Il cappellaio matto che Alice incontra nel Paese delle Meraviglie ha eternato tra le risate di bambini e adulti la triste sorte di questi poveri artigiani, sorte non dissimile da quella di tanti musicisti sifilitici, come Schubert, Schumann, Beethoven, Paganini, Wolf; oppure Gaetano Donizetti, che trasmise la famigerata spirocheta alla moglie Virginia, la quale morì a soli 29 anni senza dare un erede al marito.
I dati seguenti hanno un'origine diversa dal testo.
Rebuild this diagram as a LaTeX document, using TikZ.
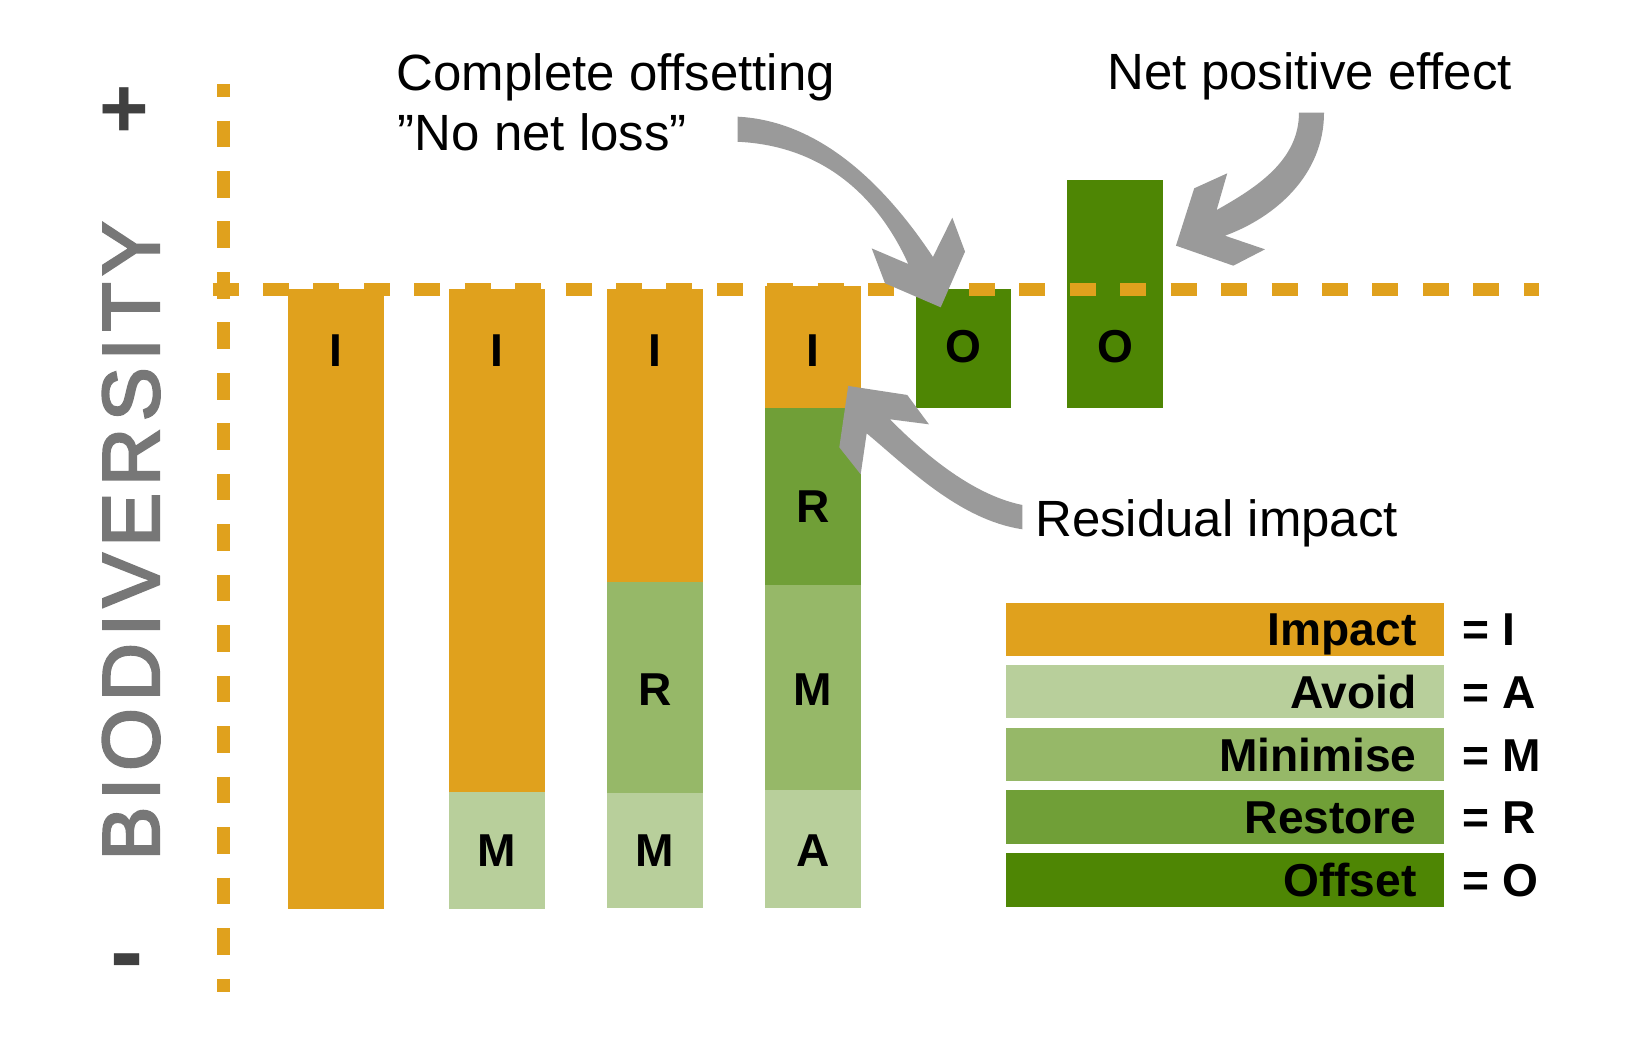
\documentclass[tikz,border=0pt]{standalone}
\usepackage{fontspec}
\setmainfont{Liberation Sans}
\newfontfamily\biofont[LetterSpace=8.3,FakeBold=3]{Liberation Sans}
\definecolor{impact}{HTML}{E0A11D}
\definecolor{avoid}{HTML}{B8CF9B}
\definecolor{minim}{HTML}{96B868}
\definecolor{restore}{HTML}{709F37}
\definecolor{offset}{HTML}{4E8604}
\definecolor{arrowgrey}{HTML}{9A9A9A}
\definecolor{axisgrey}{HTML}{777777}
\definecolor{signgrey}{HTML}{404040}
\begin{document}
\begin{tikzpicture}[x=1pt,y=-1pt,
  every node/.style={inner sep=0pt, outer sep=0pt},
  barlbl/.style={font=\fontsize{44}{50}\selectfont\bfseries, anchor=base},
  leglbl/.style={font=\fontsize{44}{50}\selectfont\bfseries, anchor=base east},
  legeq/.style={font=\fontsize{44}{50}\selectfont\bfseries, anchor=base west},
  annot/.style={font=\fontsize{48.6}{58}\selectfont, anchor=base west},
  bigarrow/.style={fill=arrowgrey},
  axisdash/.style={draw=impact, line width=12.2pt}
]
\useasboundingbox (0,0) rectangle (1568,1007);

% bars
\fill[impact] (274.7,275.6) rectangle (366,866.5);
\fill[impact] (428.3,275.6) rectangle (519.6,755.8);
\fill[avoid] (428.3,755.8) rectangle (519.6,866.5);
\fill[impact] (579.1,275.6) rectangle (670.3,555.3);
\fill[minim] (579.1,555.3) rectangle (670.3,756.1);
\fill[avoid] (579.1,756.1) rectangle (670.3,865.7);
\fill[impact] (729.8,273) rectangle (821,389.1);
\fill[restore] (729.8,389.1) rectangle (821,558.4);
\fill[minim] (729.8,558.4) rectangle (821,753);
\fill[avoid] (729.8,753) rectangle (821,865.7);
\fill[offset] (873.6,275.6) rectangle (964.3,389);
\fill[offset] (1017.7,171.7) rectangle (1109,389);

% legend boxes
\fill[impact] (959.5,575) rectangle (1376.8,626);
\fill[avoid] (959.5,634.6) rectangle (1376.8,684.8);
\fill[minim] (959.5,694.6) rectangle (1376.8,744.8);
\fill[restore] (959.5,753.8) rectangle (1376.8,804.8);
\fill[offset] (959.5,813.9) rectangle (1376.8,864.7);

% axes
\draw[axisdash, dash pattern=on 25.4pt off 22.74pt, dash phase=13.3pt] (213.2,80.1) -- (213.2,945.8);
\draw[axisdash, dash pattern=on 24.8pt off 23.3pt] (202.7,276) -- (1468,276);

% big arrows
\fill[bigarrow] (703.6,111.3) .. controls (783.6,115.3) and (845.8,178.7) .. (889.8,245.1)
  -- (908.3,207.6) -- (920.4,240) -- (897.2,293.1) -- (844.1,270.2) -- (831.4,236.9) -- (866.3,251.8)
  .. controls (841.7,197.2) and (793.6,139.5) .. (703.6,135.2) -- cycle;
\fill[bigarrow] (1262.8,107.5) .. controls (1262.8,167.5) and (1215.3,207.8) .. (1168.3,224.8)
  -- (1206.5,237.8) -- (1176.3,253.4) -- (1121.6,234.3) -- (1139,179.6) -- (1170.5,165.3) -- (1160.4,200.3)
  .. controls (1199.6,178.3) and (1238.9,152.5) .. (1238.9,107.5) -- cycle;
\fill[bigarrow] (975,481.6) .. controls (925,471.6) and (876.8,428.3) .. (848.8,399.9)
  -- (886,404.7) -- (865.3,376.7) -- (809,368.1) -- (800.5,426.6) -- (820.9,452.4) -- (826.6,413.3)
  .. controls (865.1,445.3) and (915,495.8) .. (975,504.8) -- cycle;

% bar labels
\node[barlbl] (l1i) at (320.3,349.8) {I};
\node[barlbl] (l2i) at (474,349.8) {I};
\node[barlbl] (l2m) at (474,826) {M};
\node[barlbl] (l3i) at (624.7,349.8) {I};
\node[barlbl] (l3r) at (624.7,673) {R};
\node[barlbl] (l3m) at (624.7,826) {M};
\node[barlbl] (l4i) at (775.4,349.8) {I};
\node[barlbl] (l4r) at (775.4,498) {R};
\node[barlbl] (l4m) at (775.4,673) {M};
\node[barlbl] (l4a) at (775.4,826) {A};
\node[barlbl] (o1) at (919,346) {O};
\node[barlbl] (o2) at (1063.4,346) {O};

% legend text
\node[leglbl] (gi) at (1351,616) {Impact};
\node[leglbl] (ga) at (1351,675.5) {Avoid};
\node[leglbl] (gm) at (1351,735.5) {Minimise};
\node[leglbl] (gr) at (1351,795) {Restore};
\node[leglbl] (go) at (1351,855) {Offset};
\node[legeq] (ei) at (1395,616) {= I};
\node[legeq] (ea) at (1395,675.5) {= A};
\node[legeq] (em) at (1395,735.5) {= M};
\node[legeq] (er) at (1395,795) {= R};
\node[legeq] (eo) at (1395,855) {= O};

% annotations
\node[annot] (c1) at (378.5,86) {Complete offsetting};
\node[annot] (c2) at (379.5,143.5) {”No net loss”};
\node[annot] (np) at (1056.5,85) {Net positive effect};
\node[annot] (ri) at (987.5,511.5) {Residual impact};

% axis label and signs
\node[rotate=90, anchor=base, text=axisgrey, font=\biofont\fontsize{77}{80}\selectfont] (bio) at (151.6,516) {BIODIVERSITY};
\node[anchor=base, text=signgrey, font=\fontsize{81}{90}\selectfont\bfseries] (plus) at (118.7,130.8) {+};
\node[anchor=base, text=signgrey, font=\fontsize{95}{100}\selectfont\bfseries] (minus) at (121.1,940.3) {-};
\end{tikzpicture}
\end{document}
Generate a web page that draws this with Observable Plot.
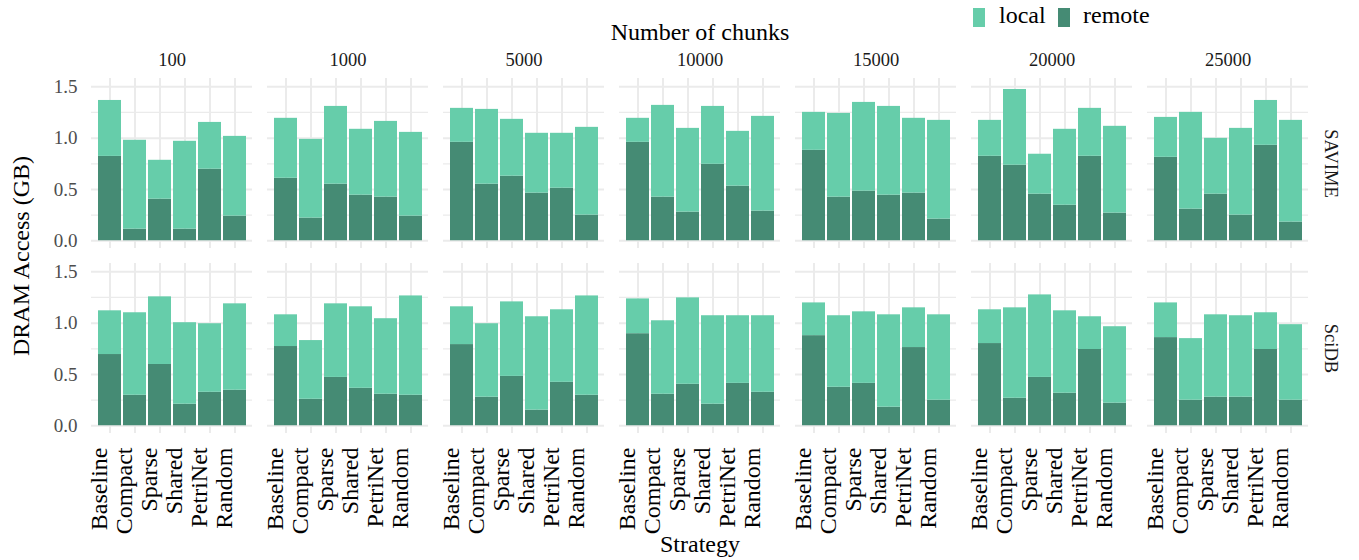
<!DOCTYPE html>
<html>
<head>
<meta charset="utf-8">
<script src="https://cdn.jsdelivr.net/npm/d3@7"></script>
<script src="https://cdn.jsdelivr.net/npm/@observablehq/plot@0.6"></script>
<style>
  body { margin: 0; background: #fff; font-family: "Liberation Serif", serif; }
  #wrap { position: relative; width: 1359px; height: 560px; overflow: hidden; }
  #wrap svg { position: absolute; left: 0; top: 0; }
  .title { position: absolute; font-size: 24px; line-height: 24px; color: #000; white-space: nowrap; }
  .key { position: absolute; width: 12px; height: 19px; }
</style>
</head>
<body>
<div id="wrap"></div>
<script>
// Strategies compared inside every panel
const strategies = ["Baseline", "Compact", "Sparse", "Shared", "PetriNet", "Random"];
// Panel columns: number of chunks
const chunks = ["100", "1000", "5000", "10000", "15000", "20000", "25000"];
// Panel rows: array DBMS
const systems = ["SAVIME", "SciDB"];
const parts = ["local", "remote"];
const yTicks = [0, 0.5, 1, 1.5];
const yMinor = [0.25, 0.75, 1.25];

// DRAM access (GB), one row per chunk count, one value per strategy
const savimeRemote = [
  [0.822, 0.113, 0.405, 0.113, 0.697, 0.240],
  [0.609, 0.221, 0.551, 0.444, 0.425, 0.240],
  [0.959, 0.551, 0.629, 0.464, 0.512, 0.250],
  [0.959, 0.425, 0.279, 0.745, 0.532, 0.289],
  [0.881, 0.425, 0.483, 0.444, 0.464, 0.211],
  [0.823, 0.736, 0.454, 0.346, 0.823, 0.269],
  [0.813, 0.308, 0.454, 0.250, 0.930, 0.182]
];
const savimeLocal = [
  [0.545, 0.866, 0.379, 0.856, 0.456, 0.777],
  [0.584, 0.767, 0.758, 0.642, 0.738, 0.816],
  [0.331, 0.729, 0.554, 0.583, 0.535, 0.855],
  [0.234, 0.894, 0.816, 0.564, 0.534, 0.923],
  [0.370, 0.816, 0.865, 0.865, 0.729, 0.962],
  [0.350, 0.738, 0.389, 0.740, 0.467, 0.846],
  [0.389, 0.943, 0.544, 0.845, 0.437, 0.991]
];
const scidbRemote = [
  [0.694, 0.297, 0.597, 0.210, 0.326, 0.346],
  [0.772, 0.258, 0.471, 0.365, 0.307, 0.297],
  [0.791, 0.278, 0.481, 0.152, 0.423, 0.297],
  [0.897, 0.307, 0.404, 0.210, 0.413, 0.326],
  [0.878, 0.375, 0.413, 0.181, 0.762, 0.249],
  [0.801, 0.268, 0.471, 0.317, 0.743, 0.220],
  [0.859, 0.249, 0.278, 0.278, 0.743, 0.249]
];
const scidbLocal = [
  [0.426, 0.804, 0.659, 0.794, 0.668, 0.842],
  [0.309, 0.572, 0.717, 0.794, 0.736, 0.968],
  [0.368, 0.716, 0.726, 0.910, 0.707, 0.968],
  [0.339, 0.716, 0.842, 0.862, 0.659, 0.746],
  [0.319, 0.697, 0.697, 0.900, 0.387, 0.832],
  [0.329, 0.881, 0.804, 0.803, 0.319, 0.745],
  [0.338, 0.600, 0.803, 0.794, 0.358, 0.736]
];

const partColors = ["#66CDAA", "#458B74"];
const gridColor = "#EBEBEB";

// Long table: remote first so it sits at the bottom of each stack
const table = [];
systems.forEach((system, si) => {
  const remote = si === 0 ? savimeRemote : scidbRemote;
  const local = si === 0 ? savimeLocal : scidbLocal;
  chunks.forEach((chunk, ci) => {
    strategies.forEach((strategy, k) => {
      table.push({system, chunk, strategy, part: "remote", value: remote[ci][k]});
      table.push({system, chunk, strategy, part: "local", value: local[ci][k]});
    });
  });
});

const chart = Plot.plot({
  width: 1359,
  height: 560,
  marginLeft: 88,
  marginRight: 47,
  marginTop: 78,
  marginBottom: 126.6,
  style: {fontFamily: "Liberation Serif, serif", background: "transparent"},
  fx: {domain: chunks, paddingInner: 0.0847, paddingOuter: 0, label: null},
  fy: {domain: systems, paddingInner: 0.079, paddingOuter: 0, label: null},
  x: {domain: strategies, paddingInner: 0.1, paddingOuter: 0.15, label: null},
  y: {domain: [-0.0755, 1.581], label: null},
  color: {domain: parts, range: partColors},
  marks: [
    Plot.gridY(yMinor, {stroke: gridColor, strokeOpacity: 1, strokeWidth: 1.2}),
    Plot.gridY(yTicks, {stroke: gridColor, strokeOpacity: 1, strokeWidth: 2}),
    Plot.gridX(strategies, {stroke: gridColor, strokeOpacity: 1, strokeWidth: 2}),
    Plot.barY(table, {
      fx: "chunk", fy: "system", x: "strategy", y: "value",
      fill: "part", order: ["remote", "local"]
    }),
    Plot.axisY(yTicks, {
      anchor: "left", tickSize: 0, tickPadding: 14, fontSize: 19,
      fill: "#4D4D4D", tickFormat: d => d.toFixed(1), label: null
    }),
    Plot.axisX({
      anchor: "bottom", facetAnchor: "bottom", tickSize: 0, tickPadding: 14,
      tickRotate: -90, lineAnchor: "middle", dx: -11,
      fontSize: 24, fill: "#000", label: null
    }),
    Plot.axisFx({
      anchor: "top", tickSize: 0, tickPadding: 13, fontSize: 18.5,
      fill: "#1A1A1A", label: null
    }),
    Plot.axisFy({
      anchor: "right", tickSize: 0, tickPadding: 22, tickRotate: 90,
      lineAnchor: "middle", textAnchor: "middle",
      fontSize: 18.5, fill: "#1A1A1A", label: null
    })
  ]
});

const wrap = document.getElementById("wrap");
wrap.appendChild(chart);

function addText(txt, css) {
  const d = document.createElement("div");
  d.className = "title";
  d.textContent = txt;
  Object.assign(d.style, css);
  wrap.appendChild(d);
  return d;
}

// Axis titles
addText("Number of chunks", {left: "700px", top: "20px", transform: "translateX(-50%)"});
addText("Strategy", {left: "700px", top: "532px", transform: "translateX(-50%)"});
addText("DRAM Access (GB)", {left: "21.4px", top: "256px", transform: "translate(-50%, -50%) rotate(-90deg)"});

// Legend
[["local", 973, 999], ["remote", 1058, 1083]].forEach(([name, kx, tx], i) => {
  const k = document.createElement("div");
  k.className = "key";
  Object.assign(k.style, {left: kx + "px", top: "8px", background: partColors[i]});
  wrap.appendChild(k);
  addText(name, {left: tx + "px", top: "3.4px"});
});
</script>
</body>
</html>
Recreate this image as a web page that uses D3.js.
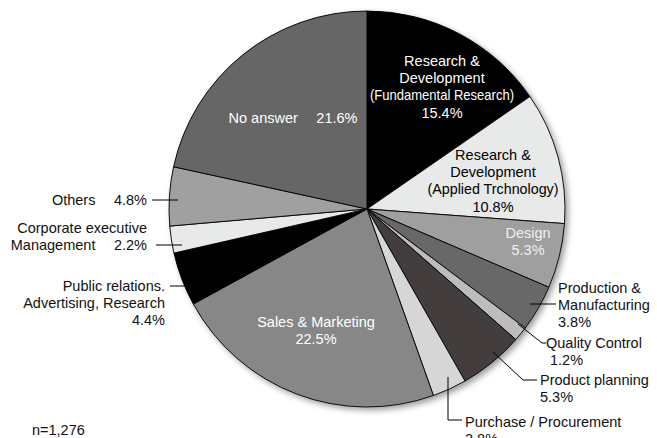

Infatti, tutti i bambini concepiti dalla madre o nacquero morti oppure vennero abortiti, a causa dell’infezione contratta (sifilide congenita).


arrivano gli antibiotici


A riguardo degli illustri sifilitici sopra citati resta da chiedersi se a minarne la sanità mentale (eccettuato Schubert che morì giovanissimo, tutti gli altri diedero chiari segni di squilibrio, tanto da essere internati in manicomio) fosse la malattia giunta al terzo stadio oppure la terapia a base di mercurio, che continuò ad essere imposta ai malati di lue (altro nome della sifilide) fino all’introduzione del Salvarsan 606 (arsfenamina), il primo chemioterapico della storia, scoperto cent’anni fa da Paul Ehrlich (1854-1915).
Il Salvarsan, un composto organico dell’arsenico (arsfenammina), pur essendo efficace nella cura della sifilide, non è alieno da effetti collaterali: per questo, a partire dagli anni 50, è stato sostituito da un derivato della penicillina (benzilpenicillina).


fonte

Alcuni storici della Medicina raccontano che, una volta provata l’efficacia antibatterica della penicillina agli inizi degli anni ’40, questo farmaco farmaco, fu utilizzato prima ancora che nella sbarco di Normandia, durante l’invasione delle truppe alleate nell’Italia meridionale nel 1943, e che questo antibiotico non fu somministrato solo ai soldati feriti ma anche a diverse prostitute affette dai sintomi della sifilide (with intramuscular injections of penicillin four-hourly for eight days for a total of 1,200,000 units)
In un certo senso questo episodio chiuse il cerchio: laddove il mal franzese o napolitano si manifestò per la prima volta, per la prima volta si manifestò l’efficacia antisifilitica della penicillina.

Nel primo libro della sua raccolta poetica, risalente al 1530, denominata Syphilis sive Morbus Gallicus, Girolamo Fracastoro descrisse la sifilide come una malattia di origine sconosciuta contratta dai nativi spagnoli durante la spedizione di Colombo verso il Nuovo Mondo. L’autore sosteneva che la malattia comparisse spontaneamente solo in pochi soggetti, ma che la maggior parte degli infetti la contraesse durante il coito.